With the development of artificial intelligence, the application of large language models (LLMs) is becoming increasingly widespread. However, the current inference methods still have many limitations. Traditional autoregressive generation methods generate tokens one by one, which is inefficient and fails to fully utilize the parallel computing capabilities of modern hardware. To address this issue, a research team from Carnegie Mellon University (CMU) and NVIDIA has introduced a new generation model called Multiverse, designed to enable native parallel generation and fundamentally change our understanding of LLM inference.

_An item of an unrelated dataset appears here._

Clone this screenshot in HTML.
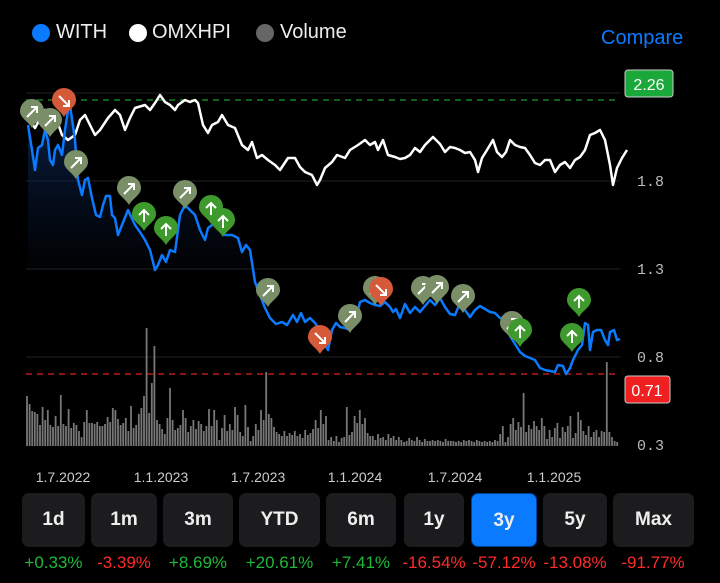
<!DOCTYPE html>
<html><head><meta charset="utf-8"><style>
body{margin:0;background:#000;width:720px;height:583px;overflow:hidden;font-family:"Liberation Sans",sans-serif;position:relative}
.lg{position:absolute;top:21px;font-size:20px;color:#eee;font-family:"Liberation Sans Narrow","Liberation Sans",sans-serif}
.dot{position:absolute;top:24px;width:18px;height:18px;border-radius:50%}
.btn{position:absolute;top:493px;height:54px;background:#1c1c1e;border-radius:7px;color:#eee;font-weight:bold;font-size:19px;text-align:center;line-height:54px;font-family:"Liberation Sans Narrow","Liberation Sans",sans-serif}
.pc{position:absolute;top:553px;font-size:17px;text-align:center}
.g{color:#1fb83a}.r{color:#ff2a2a}
.dl{position:absolute;top:469px;font-size:14px;color:#ccc;width:100px;text-align:center;margin-left:-50px}
</style></head><body>
<div class="dot" style="left:32px;background:#0a7bff"></div><div class="lg" style="left:56px">WITH</div>
<div class="dot" style="left:129px;background:#fff"></div><div class="lg" style="left:152px">OMXHPI</div>
<div class="dot" style="left:256px;background:#666"></div><div class="lg" style="left:280px">Volume</div>
<div class="lg" style="left:601px;top:27px;color:#0a7bff">Compare</div>
<svg width="720" height="583" style="position:absolute;left:0;top:0">
<defs><linearGradient id="ga" x1="0" y1="0" x2="0" y2="1"><stop offset="0" stop-color="#0a2a5a" stop-opacity="0.8"/><stop offset="1" stop-color="#0a1a3a" stop-opacity="0"/></linearGradient></defs>
<g stroke="#222" stroke-width="1"><line x1="26" y1="93" x2="620" y2="93"/><line x1="26" y1="181" x2="620" y2="181"/><line x1="26" y1="269" x2="620" y2="269"/><line x1="26" y1="357" x2="620" y2="357"/></g>
<line x1="26" y1="100" x2="620" y2="100" stroke="#1a9a2a" stroke-dasharray="6,5" stroke-width="1.2"/>
<line x1="26" y1="374" x2="620" y2="374" stroke="#d22" stroke-dasharray="6,5" stroke-width="1.2"/>
<path stroke="#777" stroke-width="1.8" fill="none" d="M27 446V396M29.6 446V404M32.2 446V411M34.8 446V412M37.4 446V414M40 446V425M42.6 446V407M45.2 446V420M47.8 446V410M50.4 446V425M53 446V427M55.6 446V416M58.2 446V426M60.8 446V395M63.4 446V424M66 446V426M68.6 446V409M71.2 446V428M73.8 446V423M76.4 446V425M79 446V431M81.6 446V437M84.2 446V422M86.8 446V410M89.4 446V423M92 446V423M94.6 446V424M97.2 446V422M99.8 446V426M102.4 446V426M105 446V424M107.6 446V417M110.2 446V422M112.8 446V408M115.4 446V410M118 446V419M120.6 446V425M123.2 446V423M125.8 446V418M128.4 446V431M131 446V406M133.6 446V428M136.2 446V425M138.8 446V414M141.4 446V408M144 446V396M146.6 446V328M149.2 446V413M151.8 446V383M154.4 446V346M157 446V420M159.6 446V424M162.2 446V429M164.8 446V434M167.4 446V418M170 446V388M172.6 446V420M175.2 446V430M177.8 446V428M180.4 446V425M183 446V410M185.6 446V418M188.2 446V432M190.8 446V426M193.4 446V420M196 446V429M198.6 446V421M201.2 446V424M203.8 446V431M206.4 446V426M209 446V409M211.6 446V426M214.2 446V410M216.8 446V420M219.4 446V440M222 446V428M224.6 446V415M227.2 446V431M229.8 446V424M232.4 446V430M235 446V407M237.6 446V415M240.2 446V432M242.8 446V436M245.4 446V405M248 446V427M250.6 446V441M253.2 446V436M255.8 446V424M258.4 446V430M261 446V410M263.6 446V420M266.2 446V372M268.8 446V414M271.4 446V418M274 446V427M276.6 446V432M279.2 446V434M281.8 446V436M284.4 446V431M287 446V436M289.6 446V433M292.2 446V435M294.8 446V431M297.4 446V436M300 446V434M302.6 446V438M305.2 446V430M307.8 446V435M310.4 446V433M313 446V429M315.6 446V420M318.2 446V428M320.8 446V410M323.4 446V424M326 446V416M328.6 446V440M331.2 446V437M333.8 446V441M336.4 446V436M339 446V442M341.6 446V438M344.2 446V437M346.8 446V407M349.4 446V435M352 446V432M354.6 446V416M357.2 446V423M359.8 446V410M362.4 446V424M365 446V418M367.6 446V433M370.2 446V436M372.8 446V436M375.4 446V440M378 446V434M380.6 446V438M383.2 446V437M385.8 446V440M388.4 446V434M391 446V438M393.6 446V436M396.2 446V440M398.8 446V437M401.4 446V440M404 446V442M406.6 446V441M409.2 446V438M411.8 446V440M414.4 446V441M417 446V437M419.6 446V440M422.2 446V442M424.8 446V439M427.4 446V441M430 446V441M432.6 446V440M435.2 446V441M437.8 446V440M440.4 446V441M443 446V442M445.6 446V439M448.2 446V441M450.8 446V441M453.4 446V441M456 446V442M458.6 446V441M461.2 446V442M463.8 446V440M466.4 446V441M469 446V440M471.6 446V441M474.2 446V442M476.8 446V440M479.4 446V441M482 446V442M484.6 446V441M487.2 446V442M489.8 446V441M492.4 446V442M495 446V440M497.6 446V441M500.2 446V434M502.8 446V426M505.4 446V442M508 446V437M510.6 446V424M513.2 446V418M515.8 446V430M518.4 446V422M521 446V427M523.6 446V393M526.2 446V432M528.8 446V425M531.4 446V429M534 446V421M536.6 446V426M539.2 446V430M541.8 446V418M544.4 446V426M547 446V439M549.6 446V430M552.2 446V437M554.8 446V428M557.4 446V423M560 446V438M562.6 446V427M565.2 446V432M567.8 446V426M570.4 446V416M573 446V438M575.6 446V433M578.2 446V412M580.8 446V420M583.4 446V431M586 446V435M588.6 446V426M591.2 446V437M593.8 446V432M596.4 446V430M599 446V437M601.6 446V431M604.2 446V432M606.8 446V362M609.4 446V432M612 446V437M614.6 446V441M617.2 446V442"/>
<polygon fill="url(#ga)" points="28,125 32,150 35,170 38,148 42,145 45,130 48,140 50,160 53,165 55,150 58,145 62,155 65,130 68,110 70,105 75,140 78,180 82,195 85,180 88,178 92,198 96,215 100,217 103,205 106,196 110,196 112,215 115,218 118,235 122,225 128,210 135,225 140,232 145,240 150,250 155,270 158,265 162,255 166,262 170,250 175,252 180,215 185,205 190,210 195,215 200,230 205,240 208,228 212,225 218,220 225,235 232,235 238,238 242,252 246,245 250,250 255,282 255,270 28,270"/>
<polyline fill="none" stroke="#fff" stroke-width="2.5" stroke-linejoin="round" points="28,118 35,128 45,110 55,115 62,135 68,140 75,135 80,120 85,115 90,125 95,135 100,130 108,118 115,110 120,115 125,130 130,118 135,108 145,105 150,110 155,103 160,95 165,102 170,105 175,110 178,105 185,100 190,102 195,100 198,103 203,125 208,133 212,125 218,122 222,115 228,125 235,128 242,145 248,150 252,142 257,158 262,155 268,160 275,165 280,170 288,158 295,158 300,167 305,172 312,175 317,185 320,180 325,168 332,162 337,155 345,158 350,150 358,145 365,140 370,145 375,142 378,150 383,140 388,155 395,157 400,159 405,158 410,155 415,148 420,152 425,145 430,140 433,137 440,144 445,152 450,147 455,148 460,150 465,153 470,152 475,160 478,172 482,158 487,150 490,145 493,140 497,152 502,157 506,152 510,140 515,145 520,147 525,148 530,155 535,163 540,165 545,160 550,160 555,172 560,165 565,162 570,168 575,160 580,157 585,150 590,135 595,133 600,130 605,140 610,165 613,185 617,168 622,158 627,150"/>
<polyline fill="none" stroke="#0a7bff" stroke-width="2.5" stroke-linejoin="round" points="28,125 32,150 35,170 38,148 42,145 45,130 48,140 50,160 53,165 55,150 58,145 62,155 65,130 68,110 70,105 75,140 78,180 82,195 85,180 88,178 92,198 96,215 100,217 103,205 106,196 110,196 112,215 115,218 118,235 122,225 128,210 135,225 140,232 145,240 150,250 155,270 158,265 162,255 166,262 170,250 175,252 180,215 185,205 190,210 195,215 200,230 205,240 208,228 212,225 218,220 225,235 232,235 238,238 242,252 246,245 250,250 255,282 260,295 265,308 270,318 276,324 282,322 287,325 293,315 297,322 301,313 305,322 310,318 315,323 320,330 325,345 328,350 332,330 336,323 340,327 345,328 350,330 355,322 360,302 365,300 370,303 375,305 380,306 385,302 390,307 393,312 396,309 400,318 405,304 410,313 415,307 420,312 425,306 430,300 435,305 440,298 445,307 450,314 455,315 460,303 465,310 470,317 475,310 480,306 485,309 490,312 495,313 500,318 505,320 510,336 520,352 525,356 535,360 540,368 545,370 550,371 555,372 558,365 563,366 566,374 570,368 573,360 578,350 582,345 585,323 588,325 590,350 593,332 597,330 601,330 605,340 608,345 610,332 614,330 617,340 620,339"/>
<defs>
<path id="pb" d="M0,15 C-4,8 -12,5 -12,-2 A12,12 0 1 1 12,-2 C12,5 4,8 0,15Z"/>
<g id="pg"><use href="#pb" fill="#7a8f68"/><path d="M-5,4 L5,-6 M-1,-6 L5,-6 L5,0" stroke="#fff" stroke-width="2" fill="none"/></g>
<g id="pd"><use href="#pb" fill="#d45a3a"/><path d="M-5,-6 L5,4 M5,-2 L5,4 L-1,4" stroke="#fff" stroke-width="2" fill="none"/></g>
<g id="pu"><use href="#pb" fill="#3f9a2e"/><path d="M0,6 L0,-6 M-5,-1 L0,-6 L5,-1" stroke="#fff" stroke-width="2" fill="none"/></g>
</defs>
<use href="#pg" x="32" y="113"/><use href="#pg" x="50" y="122"/><use href="#pd" x="64" y="102"/><use href="#pg" x="76" y="164"/><use href="#pg" x="129" y="190"/><use href="#pu" x="144" y="216"/><use href="#pu" x="166" y="230"/><use href="#pg" x="185" y="194"/><use href="#pu" x="211" y="209"/><use href="#pu" x="223" y="222"/><use href="#pg" x="268" y="292"/><use href="#pd" x="320" y="339"/><use href="#pg" x="350" y="318"/><use href="#pg" x="375" y="290"/><use href="#pd" x="381" y="291"/><use href="#pg" x="423" y="290"/><use href="#pg" x="437" y="289"/><use href="#pg" x="463" y="298"/><use href="#pg" x="512" y="325"/><use href="#pu" x="520" y="332"/><use href="#pu" x="579" y="302"/><use href="#pu" x="572" y="337"/>
<g font-family="Liberation Mono,monospace" font-size="15" fill="#bbb"><text x="637" y="186">1.8</text><text x="637" y="274">1.3</text><text x="637" y="362">0.8</text><text x="637" y="450">0.3</text></g>
<rect x="625" y="70" width="48" height="27" rx="3" fill="#1aa83a" stroke="#ccc" stroke-width="1"/><text x="649" y="90" text-anchor="middle" fill="#fff" font-size="16">2.26</text>
<rect x="625" y="376" width="45" height="27" rx="3" fill="#f02020" stroke="#ccc" stroke-width="1"/><text x="647" y="396" text-anchor="middle" fill="#fff" font-size="16">0.71</text>
</svg>
<div class="dl" style="left:63px">1.7.2022</div><div class="dl" style="left:161px">1.1.2023</div><div class="dl" style="left:258px">1.7.2023</div><div class="dl" style="left:355px">1.1.2024</div><div class="dl" style="left:455px">1.7.2024</div><div class="dl" style="left:554px">1.1.2025</div>
<div class="btn" style="left:22px;width:63px">1d</div><div class="pc g" style="left:12px;width:83px">+0.33%</div>
<div class="btn" style="left:91px;width:66px">1m</div><div class="pc r" style="left:84px;width:80px">-3.39%</div>
<div class="btn" style="left:163px;width:70px">3m</div><div class="pc g" style="left:158px;width:80px">+8.69%</div>
<div class="btn" style="left:239px;width:81px">YTD</div><div class="pc g" style="left:234px;width:91px">+20.61%</div>
<div class="btn" style="left:326px;width:70px">6m</div><div class="pc g" style="left:321px;width:80px">+7.41%</div>
<div class="btn" style="left:404px;width:60px">1y</div><div class="pc r" style="left:389px;width:90px">-16.54%</div>
<div class="btn" style="left:471px;width:66px;background:#0a7bff;border:1px solid #0040a0;box-sizing:border-box">3y</div><div class="pc r" style="left:459px;width:90px">-57.12%</div>
<div class="btn" style="left:543px;width:64px">5y</div><div class="pc r" style="left:530px;width:90px">-13.08%</div>
<div class="btn" style="left:613px;width:81px">Max</div><div class="pc r" style="left:608px;width:90px">-91.77%</div>
</body></html>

Multiverse is not just about speeding up the generation process; it also rethinks the architecture of the model. Researchers have found that current mainstream large language models inherently contain a form of parallelism during the generation process. Based on this discovery, the Multiverse framework adopts a structure similar to MapReduce, dividing the generation process into three stages: adaptive task decomposition, parallel execution of subtasks, and lossless result merging. This design can fully harness the potential of computational resources, enabling more efficient inference processes.
According to experimental data, the Multiverse-32B model demonstrates nearly a 2% performance improvement over autoregressive models under the same context length. This indicates that Multiverse not only significantly enhances speed but also excels in scalability, achieving up to two times faster speeds across different batch sizes. To make this achievement more widely applicable, the research team has open-sourced the entire Multiverse ecosystem, including datasets, model weights, and training details, allowing other researchers to further explore its potential.
In practical applications, Multiverse can flexibly adjust based on generation requirements and achieve dynamic switching between sequential and parallel generation through a specialized control tag, ensuring the coherence and logical consistency of generated content. The introduction of this technology undoubtedly injects new vitality into the field of natural language processing, and we look forward to seeing its performance in real-world applications.